Lech Kaczyński przebywa z kilkugodzinną wizytą we Lwowie, gdzie bierze udział w uroczystościach 350. rocznicy złożenia Ślubów Lwowskich przez króla Jana Kazimierza. Jak powiedział dziennikarzom po wyjściu z Cmentarza, o godz. 14.30 będzie rozmawiał telefonicznie z prezydentem Ukrainy Wiktorem Juszczenką.

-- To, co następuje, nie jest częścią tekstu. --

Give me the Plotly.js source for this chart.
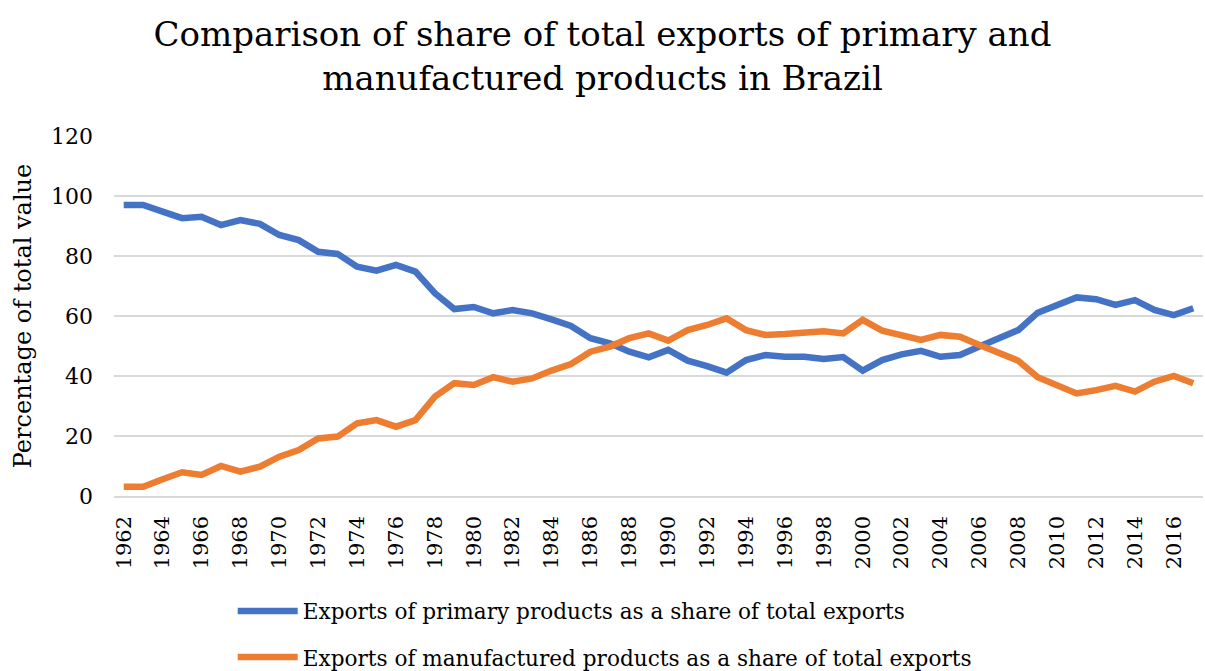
<!DOCTYPE html>
<html>
<head>
<meta charset="utf-8">
<script src="https://cdn.plot.ly/plotly-3.0.1.min.js"></script>
<style>html,body{margin:0;padding:0;background:#fff;}#chart{width:1205px;height:671px;}</style>
</head>
<body>
<div id="chart"></div>
<script>
const years = [1962,1963,1964,1965,1966,1967,1968,1969,1970,1971,1972,1973,1974,1975,1976,1977,1978,1979,1980,
  1981,1982,1983,1984,1985,1986,1987,1988,1989,1990,1991,1992,1993,1994,1995,1996,1997,1998,1999,
  2000,2001,2002,2003,2004,2005,2006,2007,2008,2009,2010,2011,2012,2013,2014,2015,2016,2017];
const primaryShare = [97.0,97.0,94.8,92.6,93.1,90.3,92.0,90.7,87.0,85.3,81.4,80.7,76.4,75.1,77.0,74.8,67.6,62.3,63.0,
  60.9,62.0,60.9,58.9,56.7,52.6,50.9,48.1,46.2,48.7,45.1,43.3,41.1,45.3,47.0,46.4,46.4,45.7,46.3,
  41.8,45.3,47.2,48.4,46.4,47.0,49.8,52.6,55.3,61.1,63.7,66.2,65.6,63.7,65.3,62.0,60.3,62.6];
const manufacturedShare = [3.1,3.1,5.6,7.9,7.0,10.0,8.1,9.8,13.1,15.3,19.2,19.8,24.2,25.3,23.1,25.3,33.1,37.6,37.0,
  39.6,38.1,39.2,41.8,44.0,48.1,49.8,52.6,54.2,51.8,55.3,57.0,59.2,55.3,53.7,54.0,54.2,54.9,54.2,
  58.7,55.1,53.3,52.0,53.7,53.1,50.3,47.8,45.1,39.6,36.7,34.2,35.3,36.7,34.8,38.1,40.0,37.6];
const tickYears = [1962,1964,1966,1968,1970,1972,1974,1976,1978,1980,1982,1984,1986,1988,1990,1992,1994,1996,1998,
  2000,2002,2004,2006,2008,2010,2012,2014,2016];
const yTicks = [0,20,40,60,80,100,120];
const seriesNames = ["Exports of primary products as a share of total exports",
  "Exports of manufactured products as a share of total exports"];
const titleText = "Comparison of share of total exports of primary and<br>manufactured products in Brazil";
const yTitle = "Percentage of total value";

const serif = "DejaVu Serif, serif";

const traces = [
  {x: years, y: primaryShare, type: "scatter", mode: "lines", name: seriesNames[0], legendgroup: "a",
   line: {color: "#4472C4", width: 6.5, shape: "linear"}},
  {x: years, y: manufacturedShare, type: "scatter", mode: "lines", name: seriesNames[1], legendgroup: "b",
   line: {color: "#ED7D31", width: 6.5, shape: "linear"}}
];

const layout = {
  width: 1205, height: 671,
  paper_bgcolor: "#fff", plot_bgcolor: "#fff",
  margin: {l: 114, r: 2, t: 136, b: 175, autoexpand: false},
  title: {text: titleText, font: {family: serif, size: 34, color: "#000"},
    xref: "container", x: 0.5, xanchor: "center", yref: "container", y: 0.932, yanchor: "top"},
  xaxis: {range: [1961.5, 2017.5], tickmode: "array", tickvals: tickYears, ticktext: tickYears.map(String),
    tickangle: -90, tickfont: {family: serif, size: 21, color: "#000"}, showgrid: false, zeroline: false,
    showline: true, linecolor: "#d9d9d9", linewidth: 1.5, ticks: "", ticklabelstandoff: 10, fixedrange: true},
  yaxis: {range: [0, 120], tickmode: "array", tickvals: yTicks, tickfont: {family: serif, size: 22, color: "#000"},
    showgrid: true, gridcolor: "#d9d9d9", gridwidth: 1.5, zeroline: false, showline: false, ticks: "",
    ticklabelstandoff: 20,
    title: {text: yTitle, font: {family: serif, size: 24, color: "#000"}, standoff: 12}, fixedrange: true},
  showlegend: true,
  legend: {orientation: "v", x: 0.109, xanchor: "left", y: -0.2625, yanchor: "top",
    traceorder: "grouped", tracegroupgap: 15, font: {family: serif, size: 21.6, color: "#000"}, itemwidth: 60,
    bgcolor: "rgba(0,0,0,0)"}
};

Plotly.newPlot("chart", traces, layout, {displayModeBar: false, staticPlot: true});
</script>
</body>
</html>
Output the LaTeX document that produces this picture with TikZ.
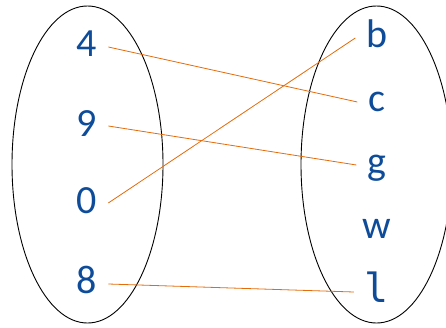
\documentclass[tikz,border=0pt]{standalone}
\usepackage{fontspec}
\usepackage{tikz}
\newfontfamily\elemfont{Carlito}
\newfontfamily\ellfont{DejaVu Sans Mono}
\definecolor{elemblue}{HTML}{0E4C9A}
\definecolor{linkorange}{HTML}{E46C0A}
\tikzset{
  elem/.style={text=elemblue, font=\elemfont\fontsize{40}{48}\selectfont, inner sep=11pt, anchor=base},
  link/.style={draw=linkorange, line width=0.8pt},
}

\begin{document}
\begin{tikzpicture}[x=1pt, y=1pt]
\useasboundingbox (0,0) rectangle (446,327);
\clip (0,0) rectangle (446,327);

% sets
\draw [line width=0.9pt] (87.5,162.5) ellipse (75.5pt and 158.5pt);
\draw [line width=0.9pt] (376.5,162.5) ellipse (75.5pt and 158.5pt);

% left elements
\node [elem] (n4) at (87, 270) {4};
\node [elem] (n9) at (87, 190) {9};
\node [elem] (n0) at (87, 114) {0};
\node [elem] (n8) at (87, 34) {8};

% right elements
\node [elem] (nb) at (377, 279) {b};
\node [elem] (nc) at (377, 215) {c};
\node [elem] (ng) at (377, 153) {g};
\node [elem] (nw) at (377, 89) {w};
\node [elem] (nl) at (377, 25) {\ellfont l};

% mapping
\draw [link] ([yshift=10pt]n4.base east) -- ([yshift=10pt]nc.base west);
\draw [link] ([yshift=11pt]n9.base east) -- ([yshift=9pt]ng.base west);
\draw [link] ([yshift=10pt]n0.base east) -- ([yshift=10pt]nb.base west);
\draw [link] ([yshift=9pt]n8.base east) -- ([yshift=10pt]nl.base west);

\end{tikzpicture}
\end{document}
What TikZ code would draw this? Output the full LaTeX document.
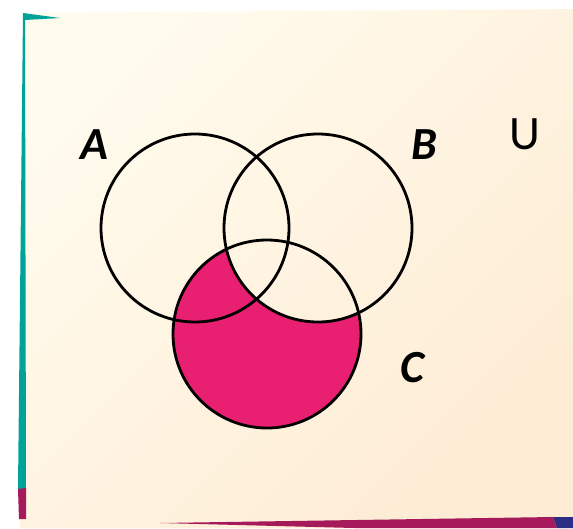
\documentclass[tikz,border=0pt]{standalone}
\usepackage{fontspec}
\setmainfont{Carlito}
\definecolor{paperlight}{RGB}{255,251,237}
\definecolor{paperdark}{RGB}{254,236,212}
\definecolor{setpink}{RGB}{233,31,114}
\definecolor{edgeteal}{RGB}{0,163,152}
\definecolor{edgemagenta}{RGB}{166,25,91}
\definecolor{edgenavy}{RGB}{45,46,131}
\begin{document}
\begin{tikzpicture}[x=1pt,y=1pt,
  setline/.style={line width=2.8pt},
  setlabel/.style={inner sep=0pt,font=\fontsize{46}{46}\selectfont\bfseries\itshape}]
\useasboundingbox (0,0) rectangle (573,-528);
% paper and its edges
\shade[top color=paperlight,middle color=paperlight!75!paperdark,bottom color=paperdark,shading angle=45] (23,-13)--(573,-9)--(573,-528)--(20,-528)--cycle;
\fill[edgeteal] (23,-13)--(60,-18)--(25,-20)--(26,-489)--(18,-489)--cycle;
\fill[edgemagenta] (18,-489)--(26,-488)--(26,-519)--(19,-519)--cycle;
\fill[edgemagenta] (160,-523)--(553,-517)--(557,-528)--(354,-528)--cycle;
\fill[edgenavy] (553,-517)--(573,-517)--(573,-528)--(557,-528)--cycle;
% sets
\coordinate (A) at (195,-228); \coordinate (B) at (318,-228); \coordinate (C) at (267,-334);
\begin{scope}
\clip (C) circle (94);
\fill[setpink,even odd rule] (C) circle (94) (B) circle (94);
\end{scope}
\foreach \p in {A,B,C}{\draw[setline] (\p) circle (94);}
\foreach \p/\px/\py in {A/94/145,B/424/145,C/412/368}{\node[setlabel] (lab\p) at (\px,-\py) {\p};}
\node[inner sep=0pt,font=\fontsize{48}{48}\selectfont] (labU) at (525,-134) {U};
\end{tikzpicture}
\end{document}
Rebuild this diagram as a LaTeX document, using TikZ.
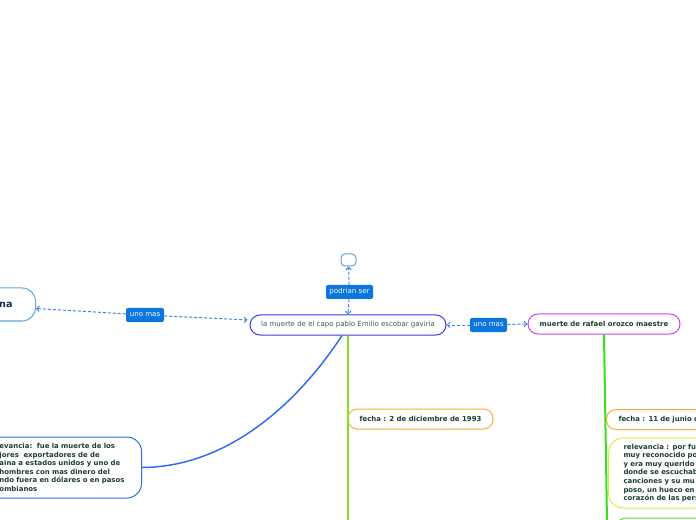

Polski prezydent złożył również wieniec przy Memoriale Ukraińskiej Armii Galicyjskiej (Strzelców Siczowych). Na Cmentarzu Orląt spoczywa blisko 3 tys. młodych ludzi poległych w walkach o Lwów w latach 1918-20.
Kiedy w listopadzie 1918 r. Ukraińcy usiłowali przejąć władzę we Lwowie, w obronie polskości stanęły polska młodzież i dzieci mieszkające w tym mieście. Bronili Lwowa przed ukraińskimi Strzelcami Siczowymi. Rok później, w sierpniu 1920 r., młodzi lwowiacy stanęli do walki z oddziałami Armii Czerwonej, które próbowały opanować miasto. Tym razem Polacy i Ukraińcy wspólnie bronili Lwowa.
Po II wojnie światowej, gdy Lwów znalazł się w granicach ZSRR, część Cmentarza Łyczakowskiego, jakim jest Cmentarz Orląt, została zniszczona. Odbudowa rozpoczęła się w 1989 r. Przez lata trwał jednak konflikt wokół otwarcia nekropolii. Ukraińcy za wrogie uznawali m.in. umieszczane na nagrobkach napisy o bohaterstwie Polaków.
Cmentarz Orląt został uroczyście otwarty - po wielu latach sporów - w czerwcu ubiegłego roku w obecności prezydentów Wiktora Juszczenki i Aleksandra Kwaśniewskiego. Ostatecznie napis na głównej płycie Cmentarza brzmi: "Tu leży żołnierz polski poległy za Ojczyznę".